1. Field of Invention
The present invention relates to a silicon carbide semiconductor device, and a method for producing the same. Particularly, the invention relates to a silicon carbide semiconductor device characterized by an ohmic electrode formed on a lower surface of silicon carbide, and a method for producing the same.
2. Description of the Related Art
Silicon carbide (SiC) is superior to silicon (Si) in terms of properties including a wider band gap and a higher breakdown strength. Thus, use of silicon carbide (SiC) as a substrate material enables fabrication of a high-voltage and low-resistance power semiconductor device, beyond the limits of silicon (Si).
Another property of silicon carbide (SiC) is that it allows for formation of an insulating film by thermal oxidation, as does silicon (Si). For these reasons, use of silicon carbide (SiC) as a substrate material is considered to provide a high-voltage and low on-resistance MOSFET. Many studies and developments are underway regarding the use of silicon carbide (SiC) as a substrate material.
To this time, the developments of MOSFET have been conducted on the (0001) plane, because of the availability of the relatively inexpensive and highly crystalline epitaxial wafers. However, because the channel mobility at the MOS interface is low on this surface, it has been difficult to realize low on-resistance. Furthermore, there have been reports that an atmosphere of thermal oxidation has a large influence on the MOS interface channel mobility in the (000-1) and (11-20) planes, situated beneath and beside the (0001) plane, respectively, and that that mobility in these (000-1) and (11-20) planes can be increased more than in the (0001) plane, when oxidation is performed in a wet atmosphere, as disclosed in Non-Patent Documents 1 and 2 (see below). Thus, using these (000-1) and (11-20) planes is expected to realize a low on-resistance MOSFET.
In a producing method of MOSFET on the (000-1) plane, as described in Patent Document 1, an insulating film is formed by wet oxidation, and the interface state between the insulating film and silicon carbide is terminated with hydrogen. This is followed by vapor deposition of, for example, nickel, in a contact hole formed on an upper surface, and a subsequent heat treatment in hydrogen-containing gas. A result is a production of an ohmic electrode that has both high channel mobility and low contact resistance. In this procedure, it is a common practice to simultaneously perform the heat treatment for the surface electrode, and the ohmic electrode is formed on the lower surface.

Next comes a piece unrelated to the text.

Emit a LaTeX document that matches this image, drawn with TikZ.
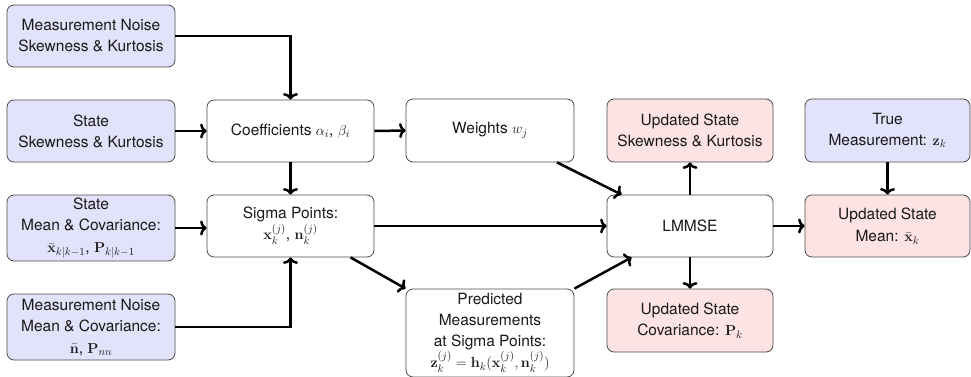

The ohmic electrode formed on the lower surface requires not only low contact resistance but high adhesion strength for soldering. In one technique to achieve both low contact resistance and high adhesion strength, the electrode material is prepared from an alloy of nickel and metals of Group IVa, Va, and VIa, such as, for example, titanium, as described in Patent Document 2. In this way, a carbon layer that deposits on the silicide surface during the heat treatment of the alloy forms a carbide with the Group IVa, Va, and VIa metals such as titanium, so as to suppress the deterioration of the adhesion strength due to the carbon layer.    Patent Document 1: Japanese Patent Application 2006-060451.    Patent Document 2: JP-A-2000-208438.    Non-Patent Document 1: Fukuda et al. Applied Physics Letters, Vol. 84, pp. 2088-2090.    Non-Patent Document 2: Senzaki et al. Electron Device Letters, Vol. 23, pp. 13-15.